Land is the long past due collection of Patti Smith’s greatest hits, the joke being that she lucked into a radio hit once with a tune she almost didn’t record because it sounded too much like a pop song. Yet that hit, “Because the Night” was a song she carefully re-crafted in her own image, adding lyrics and a feminine attitude far removed from Bruce Springsteen’s world of Jersey greasers.
The fact that other songs from her early albums never charted is as elusive a mystery as there can be, because “Dancing Barefoot” (a gorgeous love trance that opens Land) and “Frederick” (a swirling spacey sonnet to late husband Fred Sonic Smith) have stood the test of time along with much of her work. Though Smith’s output since her mid-‘90s comeback has been equally engaging, a trio of singles released since then represents an assortment of styles and themes, which never caught the mainstream. They are all included here, along with early standouts like her career defining rendition of Van Morrison’s “Gloria” and her ode to society’s misfits “Rock N Roll Nigger”.
In a modern irony, the official single for Land is a slinky cover of Prince’s “When Doves Cry”, the number one song which kept Smith’s lone hit co-author Springsteen from achieving that singular position himself back when they duked it out on rock radio. While the song loses much of its funk, it also thankfully eschews the tinkling synthesizers, making Smith’s version sound purely sensual on one level (the way she moans “touch if you will my belly / Feel the way it trembles inside ”), and vaguely political as well as if this is her musical response to the Sept. 11th attack (as she wails “oh darling, doves are crying . . .”).
“When Doves Cry” is one of four new tracks on the two-disc collection, which covers Smith’s career from its embryonic stage to live shows from the band’s European and US tours last year. A very early recording, “Piss Factory”, a poem about slaving at a dead-end job backed by pianist Richard Sohl from her original band, has been cleaned up sonically so there is more of a balance between the two musicians than on the rare Mer Records single. Long a holy grail among collectors, the piece was recorded before Clive Davis signed Smith to Arista so most thought it unobtainable, but the prose poem—where Smith rails about her desire to “get on the train to New York City” and become a star and never return to her dreary life in New Jersey—is one of the stellar highlights on Land.
Much is made of the fact that fans were polled by Arista seeking feedback on which songs should be included in the first disc of the collection. As a longtime fan, I submitted a response to the record company, hoping to hear an impossibly hard-to-find B-side from 1978, and a live cover of Hank Williams’ “I’m So Lonesome I Could Cry” from 1998, but my request went unheeded. It doesn’t matter as Arista did a commendable job without me, especially considering this is her swan song for a major label that apparently does not want to justify art for art’s sake any longer.

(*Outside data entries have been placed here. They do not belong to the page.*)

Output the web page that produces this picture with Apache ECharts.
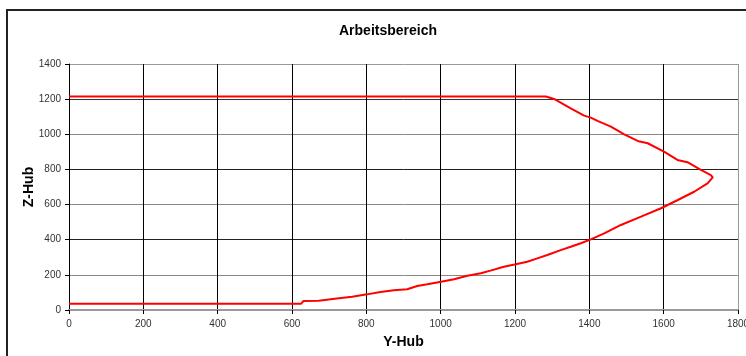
<!DOCTYPE html>
<html>
<head>
<meta charset="utf-8">
<script src="https://cdn.jsdelivr.net/npm/echarts@6/dist/echarts.min.js"></script>
<style>
  html, body { margin: 0; padding: 0; background: #fff; }
  #chart { width: 746px; height: 356px; }
</style>
</head>
<body>
<div id="chart"></div>
<script>
// Arbeitsbereich: Y-Hub (x) gegen Z-Hub (y)
var yHub = [0, 624, 631, 672, 676, 726, 730, 762, 802, 838, 874, 910, 937, 964, 1001, 1036,
            1072, 1108, 1134, 1170, 1202, 1233, 1260, 1287, 1323, 1350, 1377, 1404, 1440, 1485,
            1539, 1593, 1638, 1682, 1718, 1732, 1727, 1700, 1664, 1637, 1601, 1557, 1530, 1494,
            1458, 1422, 1404, 1386, 1350, 1305, 1283, 0];
var zHub = [35, 35, 51, 53, 61, 67, 74, 76, 89, 102, 112, 118, 137, 146, 161, 175,
            195, 209, 224, 246, 260, 275, 294, 313, 341, 360, 380, 402, 436, 484,
            531, 579, 626, 673, 721, 755, 768, 797, 841, 854, 901, 949, 962, 1000,
            1044, 1076, 1095, 1106, 1148, 1201, 1215, 1215];
var xTicks = [0, 1800, 200];   // min, max, interval
var yTicks = [0, 1400, 200];

var points = yHub.map(function (v, i) { return [v, zHub[i]]; });
var plain = function (v) { return String(v); };   // keine Tausendertrennzeichen

var chart = echarts.init(document.getElementById('chart'));
chart.setOption({
    animation: false,
    backgroundColor: '#fff',
    title: {
        text: 'Arbeitsbereich',
        left: 383,
        top: 19,
        textAlign: 'center',
        textStyle: { fontFamily: 'Liberation Sans, Arial', fontSize: 14, fontWeight: 'bold', color: '#000' }
    },
    graphic: [{
        type: 'rect',
        shape: { x: 7, y: 10, width: 800, height: 400 },
        style: { fill: 'none', stroke: '#222', lineWidth: 2 },
        silent: true
    }],
    grid: { left: 69, top: 64, right: 8, bottom: 46, outerBoundsMode: 'none', containLabel: false,
            show: true, backgroundColor: '#fff', borderWidth: 0 },
    xAxis: {
        type: 'value',
        min: xTicks[0], max: xTicks[1], interval: xTicks[2],
        name: 'Y-Hub',
        nameLocation: 'middle',
        nameGap: 25,
        nameMoveOverlap: false,
        nameTextStyle: { fontFamily: 'Liberation Sans, Arial', fontSize: 14, fontWeight: 'bold', color: '#000' },
        axisLine: { onZero: false, lineStyle: { color: '#999', width: 2 } },
        axisTick: { show: true, length: 4, lineStyle: { color: '#000' } },
        axisLabel: { margin: 9, formatter: plain, fontFamily: 'Liberation Sans, Arial', fontSize: 10, color: '#333' },
        splitLine: { show: true, lineStyle: { color: ['#000', '#000', '#000', '#000', '#000', '#000', '#000', '#000', '#000', '#999'], width: 1 } }
    },
    yAxis: {
        type: 'value',
        min: yTicks[0], max: yTicks[1], interval: yTicks[2],
        name: 'Z-Hub',
        nameLocation: 'middle',
        nameGap: 33,
        nameMoveOverlap: false,
        nameTextStyle: { fontFamily: 'Liberation Sans, Arial', fontSize: 14, fontWeight: 'bold', color: '#000' },
        axisLine: { show: true, onZero: false, lineStyle: { color: '#000', width: 1 } },
        axisTick: { show: true, length: 4, lineStyle: { color: '#000' } },
        axisLabel: { margin: 8, formatter: plain, fontFamily: 'Liberation Sans, Arial', fontSize: 10, color: '#333' },
        splitLine: { show: true, lineStyle: { color: ['#999', '#888', '#222', '#888', '#222', '#888', '#333', '#999'], width: 1 } }
    },
    series: [{
        type: 'line',
        data: points,
        showSymbol: false,
        symbol: 'none',
        lineStyle: { color: '#ff0000', width: 2 },
        z: 5
    }]
});
</script>
</body>
</html>
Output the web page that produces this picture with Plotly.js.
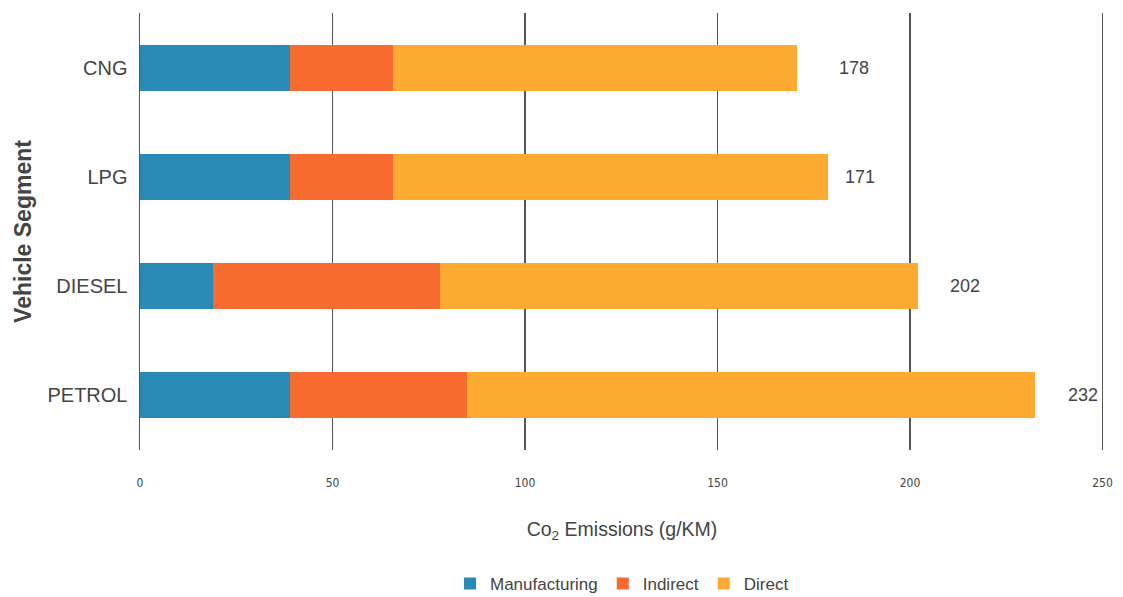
<!DOCTYPE html>
<html>
<head>
<meta charset="utf-8">
<script src="https://cdn.plot.ly/plotly-3.0.1.min.js"></script>
<style>html,body{margin:0;padding:0;background:#fff;}#chart{width:1123px;height:597px;}</style>
</head>
<body>
<div id="chart"></div>
<script>
const categories = ['CNG', 'LPG', 'DIESEL', 'PETROL'];
const manufacturing = [39, 39, 19, 39];
const indirect = [26.6, 26.6, 59, 46];
const direct = [105, 113, 124, 147.5];
const totalLabels = ['178', '171', '202', '232'];
const xTicks = [0, 50, 100, 150, 200, 250];

const labelShift = [40, 15, 30, 31];

const colors = {Manufacturing: '#2a8ab6', Indirect: '#f86b30', Direct: '#fcaa32'};
const font = 'Liberation Sans, Arial, sans-serif';
const narrow = 'Liberation Sans Narrow, DejaVu Sans Condensed, Arial Narrow, sans-serif';

function mk(name, vals) {
  return {type: 'bar', orientation: 'h', name: name, y: categories, x: vals,
    marker: {color: colors[name]}, hoverinfo: 'x+name'};
}
const traces = [mk('Manufacturing', manufacturing), mk('Indirect', indirect), mk('Direct', direct)];

const totals = categories.map((c, i) => manufacturing[i] + indirect[i] + direct[i]);
const annotations = categories.map((c, i) => ({
  x: totals[i], y: c, xref: 'x', yref: 'y', text: totalLabels[i], showarrow: false,
  xanchor: 'left', xshift: labelShift[i], font: {family: font, size: 18, color: '#444'}
}));

const layout = {
  width: 1123, height: 597,
  margin: {l: 140, r: 19, t: 13, b: 147},
  paper_bgcolor: '#fff', plot_bgcolor: '#fff',
  barmode: 'stack', bargap: 0.58,
  font: {family: font, color: '#444'},
  xaxis: {
    range: [0, 250.4], tickvals: xTicks, ticktext: xTicks.map(String),
    showgrid: true, gridcolor: '#555', gridwidth: 1.5, zeroline: false,
    showline: false, ticks: '', ticklabelstandoff: 24,
    tickfont: {family: narrow, size: 12, color: '#444'},
    title: {text: 'Co<sub>2</sub> Emissions (g/KM)', font: {family: font, size: 19.5, color: '#444'}, standoff: 33},
    automargin: false, fixedrange: true
  },
  yaxis: {
    type: 'category', autorange: 'reversed', showgrid: false, zeroline: false,
    showline: true, linecolor: '#555', linewidth: 1.5,
    ticks: '', ticklabelstandoff: 7,
    tickfont: {family: font, size: 20, color: '#444'},
    title: {text: '<b>Vehicle Segment</b>', font: {family: font, size: 23, color: '#444'}, standoff: 9},
    automargin: false, fixedrange: true
  },
  legend: {orientation: 'h', x: 0.5, xanchor: 'center', xref: 'paper',
    yref: 'container', y: 0.022, yanchor: 'middle',
    font: {family: font, size: 17, color: '#444'}, traceorder: 'normal', itemwidth: 30},
  annotations: annotations,
  showlegend: true
};
Plotly.newPlot('chart', traces, layout, {displayModeBar: false, staticPlot: true});
</script>
</body>
</html>
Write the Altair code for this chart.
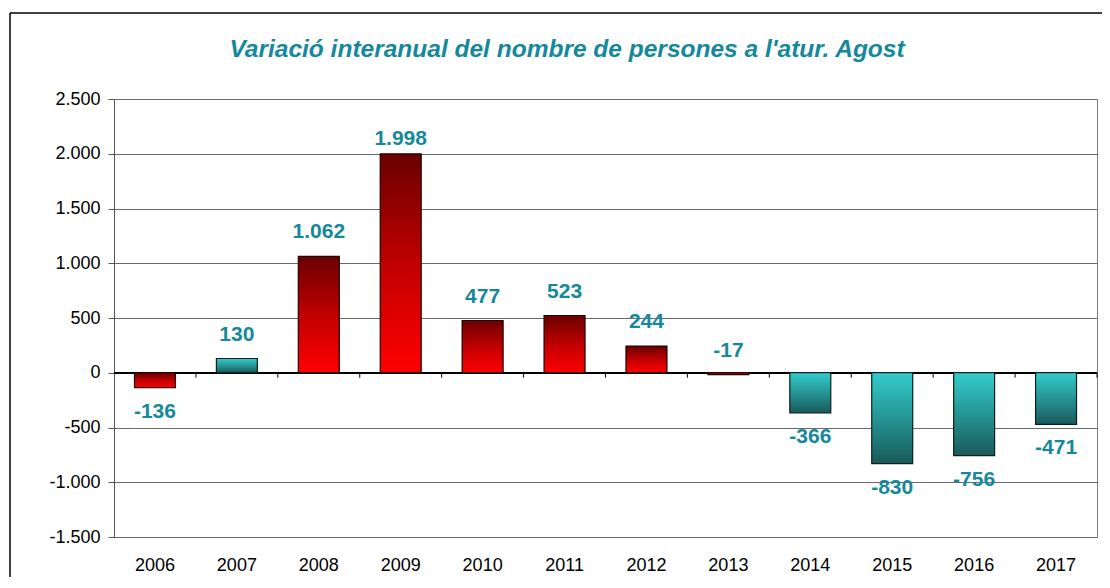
import altair as alt
import pandas as pd

years = ["2006", "2007", "2008", "2009", "2010", "2011", "2012", "2013", "2014", "2015", "2016", "2017"]
values = [-136, 130, 1062, 1998, 477, 523, 244, -17, -366, -830, -756, -471]
groups = ["vermell", "blau", "vermell", "vermell", "vermell", "vermell", "vermell", "vermell", "blau", "blau", "blau", "blau"]
y_ticks = [-1500, -1000, -500, 0, 500, 1000, 1500, 2000, 2500]
title_text = "Variació interanual del nombre de persones a l'atur. Agost"

df = pd.DataFrame({"year": years, "value": values, "group": groups})

FONT = "Liberation Sans"
TEAL = "#15899b"
fmt_axis = "(datum.value < 0 ? '-' : '') + replace(format(abs(datum.value), ','), ',', '.')"

W = 983
x_scale = alt.Scale(domain=years, paddingInner=0.5, paddingOuter=0.25)
y_scale = alt.Scale(domain=[-1500, 2500], nice=False, zero=False)

x_axis = alt.Axis(title=None, ticks=False, domain=False, grid=False, labelFont=FONT,
                  labelFontSize=18, labelColor="black", labelPadding=19, labelAngle=0)
y_axis = alt.Axis(title=None, values=y_ticks, grid=True, gridColor="#6a6a6a", gridWidth=1,
                  domain=True, domainColor="#555555", tickColor="#555555", tickSize=6,
                  labelFont=FONT, labelFontSize=18, labelColor="black", labelPadding=8,
                  labelExpr=fmt_axis)

X = alt.X("year:N", sort=years, scale=x_scale, axis=x_axis)
Y = alt.Y("value:Q", scale=y_scale, axis=y_axis)

red_grad = alt.Gradient(gradient="linear", x1=0, x2=0, y1=0, y2=1,
                        stops=[alt.GradientStop(color="#6a0000", offset=0),
                               alt.GradientStop(color="#c00000", offset=0.5),
                               alt.GradientStop(color="#ff0000", offset=1)])
teal_grad = alt.Gradient(gradient="linear", x1=0, x2=0, y1=0, y2=1,
                         stops=[alt.GradientStop(color="#33cccc", offset=0),
                                alt.GradientStop(color="#269494", offset=0.5),
                                alt.GradientStop(color="#1a5a5a", offset=1)])

base = alt.Chart(df)

bars_red = base.transform_filter("datum.group == 'vermell'").mark_bar(
    color=red_grad, stroke="#200000", strokeWidth=1.2).encode(x=X, y=Y)
bars_teal = base.transform_filter("datum.group == 'blau'").mark_bar(
    color=teal_grad, stroke="#0a2020", strokeWidth=1.2).encode(x=X, y=Y)

zero_line = base.mark_rule(color="black", strokeWidth=1).encode(y=alt.datum(0))
cat_ticks = base.mark_rule(color="black", strokeWidth=1, xOffset=W / 12 * 0.25).encode(
    x=alt.X("year:N", sort=years, scale=x_scale, axis=x_axis, bandPosition=1),
    y=alt.datum(0), y2=alt.datum(-45))

labels = base.transform_calculate(
    label="(datum.value < 0 ? '-' : '') + replace(format(abs(datum.value), ','), ',', '.')",
    ly="datum.value >= -20 ? min(datum.value + 219, 2137) : datum.value - 219",
).mark_text(font=FONT, fontSize=21, fontWeight="bold", color=TEAL, baseline="middle").encode(
    x=X, y=alt.Y("ly:Q", scale=y_scale, axis=y_axis), text="label:N")

frame_data = alt.Data(values=[{"k": 1}])
frame_left = alt.Chart(frame_data).mark_rule(color="black", strokeWidth=1.5).encode(
    x=alt.value(-104), y=alt.value(-86), y2=alt.value(480))
frame_top = alt.Chart(frame_data).mark_rule(color="black", strokeWidth=1.5).encode(
    x=alt.value(-104), x2=alt.value(990), y=alt.value(-86))
title = alt.Chart(alt.Data(values=[{"t": title_text}])).mark_text(
    font=FONT, fontSize=24.5, fontStyle="italic", fontWeight="bold", color=TEAL,
    align="center", baseline="middle").encode(
    text="t:N", x=alt.value(453), y=alt.value(-49))

chart = alt.layer(
    zero_line, bars_red, bars_teal, cat_ticks, labels, frame_left, frame_top, title
).properties(
    width=W, height=438,
    autosize=alt.AutoSizeParams(type="none"),
    padding={"left": 106, "top": 91, "right": 5, "bottom": 40},
).configure_view(stroke="#808080", strokeWidth=1)

chart.save("out.html", embed_options={"renderer": "svg", "actions": False})
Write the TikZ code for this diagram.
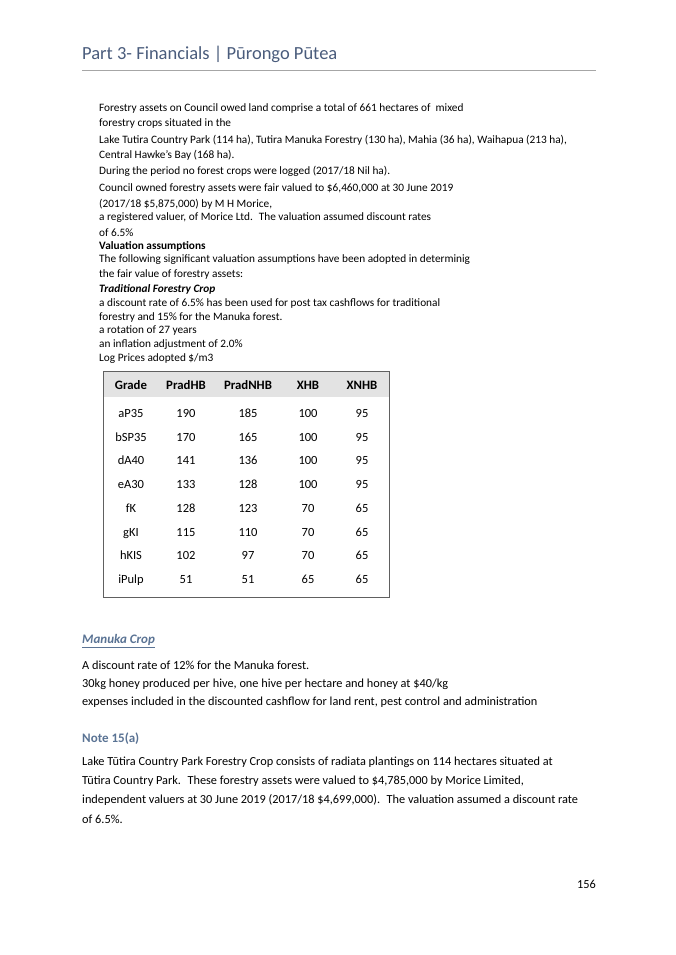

The other part of the collection was chosen and arranged by Smith and her band, and they picked wisely, with the modern call-to-arms “Dead City” as powerful as older kick out the jams rockers like “25th Floor”. A pair of sweet outtakes from her 1996 comeback album, one of them featuring the twin guitars of CBGB alum Tom Verlaine on electric and the late Jeff Buckley on acoustic, show she’s got plenty of ideas still floating around. She confirms that with the newest song, a percussion-happy odyssey about our unending quest for knowledge called “Higher Learning”, showcasing Smith’s surprisingly coherent clarinet playing.
Smith and band (they’re no longer the Patti Smith Group, even though guitarist Lenny Kaye and drummer Jay Dee Daugherty have been glued to her from the start) will be touring this summer to support their legacy. Uninitiated fans should do their part to support them in person, because Smith is such a believer in symbolism that the liner notes make one pause. Before retiring from the music business in 1979 to raise a family, she called her album Wave (as in goodbye) but no one outside her inner circle knew. In the closing notes on Land, she writes: “I leave you this work . . . Farewell, friends.” Whatever she means, this collection is cause to celebrate an artist whose vision is as inspiring as most commercial radio play lists are not.